Challenge. How many lines of the material below contain the string "React"? Answer with the number and nothing else.

* BEGIN Information supplied *

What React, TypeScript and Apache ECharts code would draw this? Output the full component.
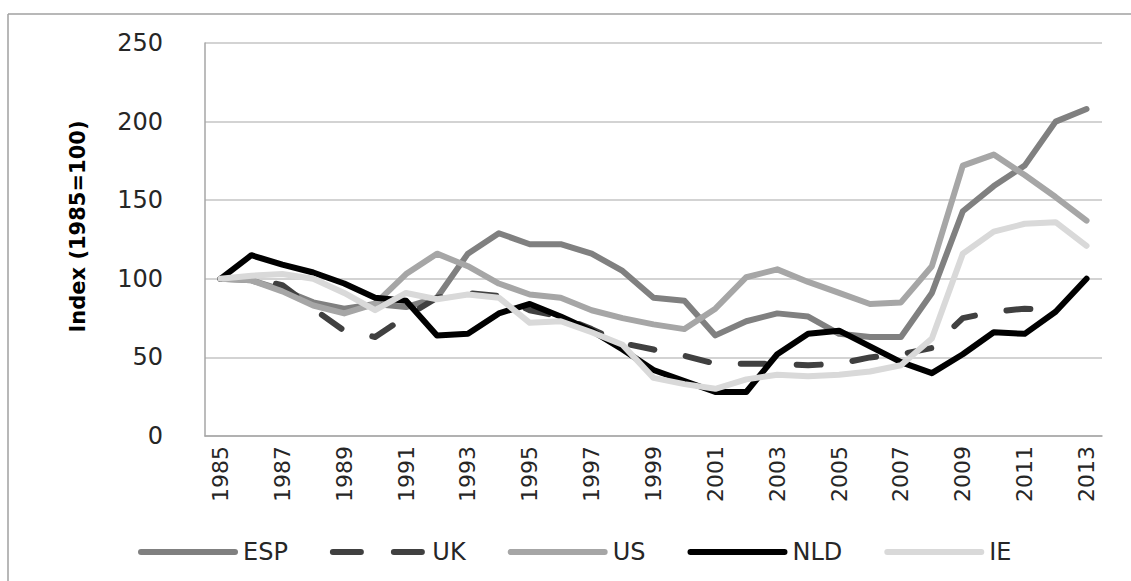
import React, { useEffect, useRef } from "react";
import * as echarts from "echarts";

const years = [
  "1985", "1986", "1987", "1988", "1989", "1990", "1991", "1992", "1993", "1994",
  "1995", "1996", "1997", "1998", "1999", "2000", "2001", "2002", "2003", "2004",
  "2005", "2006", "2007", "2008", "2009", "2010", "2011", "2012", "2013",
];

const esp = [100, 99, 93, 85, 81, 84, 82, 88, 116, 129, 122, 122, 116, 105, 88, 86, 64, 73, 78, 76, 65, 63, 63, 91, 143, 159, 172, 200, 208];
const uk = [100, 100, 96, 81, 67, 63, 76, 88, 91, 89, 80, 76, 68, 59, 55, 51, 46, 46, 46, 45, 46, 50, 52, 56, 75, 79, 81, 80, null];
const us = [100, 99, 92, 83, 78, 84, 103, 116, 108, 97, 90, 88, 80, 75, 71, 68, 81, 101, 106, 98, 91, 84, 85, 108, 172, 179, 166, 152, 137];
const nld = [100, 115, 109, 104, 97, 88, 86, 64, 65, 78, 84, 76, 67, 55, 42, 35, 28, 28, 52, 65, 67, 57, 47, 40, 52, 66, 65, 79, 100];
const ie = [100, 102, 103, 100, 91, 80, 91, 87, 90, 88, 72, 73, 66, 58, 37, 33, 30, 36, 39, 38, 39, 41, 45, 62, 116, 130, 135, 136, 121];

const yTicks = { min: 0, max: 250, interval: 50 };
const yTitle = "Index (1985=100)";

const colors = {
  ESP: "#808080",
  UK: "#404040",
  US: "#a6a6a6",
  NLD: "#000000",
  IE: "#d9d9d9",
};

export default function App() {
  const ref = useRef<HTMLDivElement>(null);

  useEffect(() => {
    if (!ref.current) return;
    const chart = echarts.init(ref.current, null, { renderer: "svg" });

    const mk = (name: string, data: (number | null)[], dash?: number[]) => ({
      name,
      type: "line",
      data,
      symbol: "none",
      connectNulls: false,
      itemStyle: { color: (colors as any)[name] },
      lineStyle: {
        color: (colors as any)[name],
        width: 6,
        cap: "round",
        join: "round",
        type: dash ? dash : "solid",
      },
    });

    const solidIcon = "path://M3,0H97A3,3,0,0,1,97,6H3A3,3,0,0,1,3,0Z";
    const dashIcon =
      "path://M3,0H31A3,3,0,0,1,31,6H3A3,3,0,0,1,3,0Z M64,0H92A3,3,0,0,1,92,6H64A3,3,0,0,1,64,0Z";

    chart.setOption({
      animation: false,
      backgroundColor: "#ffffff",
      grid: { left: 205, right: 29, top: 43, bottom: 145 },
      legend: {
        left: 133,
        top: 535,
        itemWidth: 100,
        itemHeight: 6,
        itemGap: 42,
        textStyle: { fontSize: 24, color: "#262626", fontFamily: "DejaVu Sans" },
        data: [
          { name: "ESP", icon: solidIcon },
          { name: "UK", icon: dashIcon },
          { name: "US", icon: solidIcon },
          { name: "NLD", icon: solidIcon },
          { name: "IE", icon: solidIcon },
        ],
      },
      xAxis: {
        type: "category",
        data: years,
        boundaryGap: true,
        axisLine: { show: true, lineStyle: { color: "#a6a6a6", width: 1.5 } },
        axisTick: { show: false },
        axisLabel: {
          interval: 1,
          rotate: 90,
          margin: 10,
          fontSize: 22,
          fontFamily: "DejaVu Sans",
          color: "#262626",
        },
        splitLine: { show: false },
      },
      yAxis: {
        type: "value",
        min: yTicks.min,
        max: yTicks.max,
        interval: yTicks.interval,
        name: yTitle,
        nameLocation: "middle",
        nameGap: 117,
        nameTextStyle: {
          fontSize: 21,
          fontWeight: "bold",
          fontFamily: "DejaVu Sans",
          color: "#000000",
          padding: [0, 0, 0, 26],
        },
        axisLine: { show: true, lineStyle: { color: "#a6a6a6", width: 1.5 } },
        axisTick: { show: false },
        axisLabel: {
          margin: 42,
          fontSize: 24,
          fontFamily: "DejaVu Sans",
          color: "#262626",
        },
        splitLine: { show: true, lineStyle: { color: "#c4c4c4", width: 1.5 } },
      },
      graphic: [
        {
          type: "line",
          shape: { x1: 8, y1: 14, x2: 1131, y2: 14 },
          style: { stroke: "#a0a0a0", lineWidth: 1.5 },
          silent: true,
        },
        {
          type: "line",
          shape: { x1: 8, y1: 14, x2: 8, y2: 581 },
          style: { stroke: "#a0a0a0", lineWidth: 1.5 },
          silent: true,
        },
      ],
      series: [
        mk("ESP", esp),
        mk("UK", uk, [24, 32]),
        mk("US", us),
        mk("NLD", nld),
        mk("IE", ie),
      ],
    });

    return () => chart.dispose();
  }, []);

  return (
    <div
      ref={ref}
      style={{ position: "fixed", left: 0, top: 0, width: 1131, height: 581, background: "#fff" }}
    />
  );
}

* END Information supplied *

Final result. 2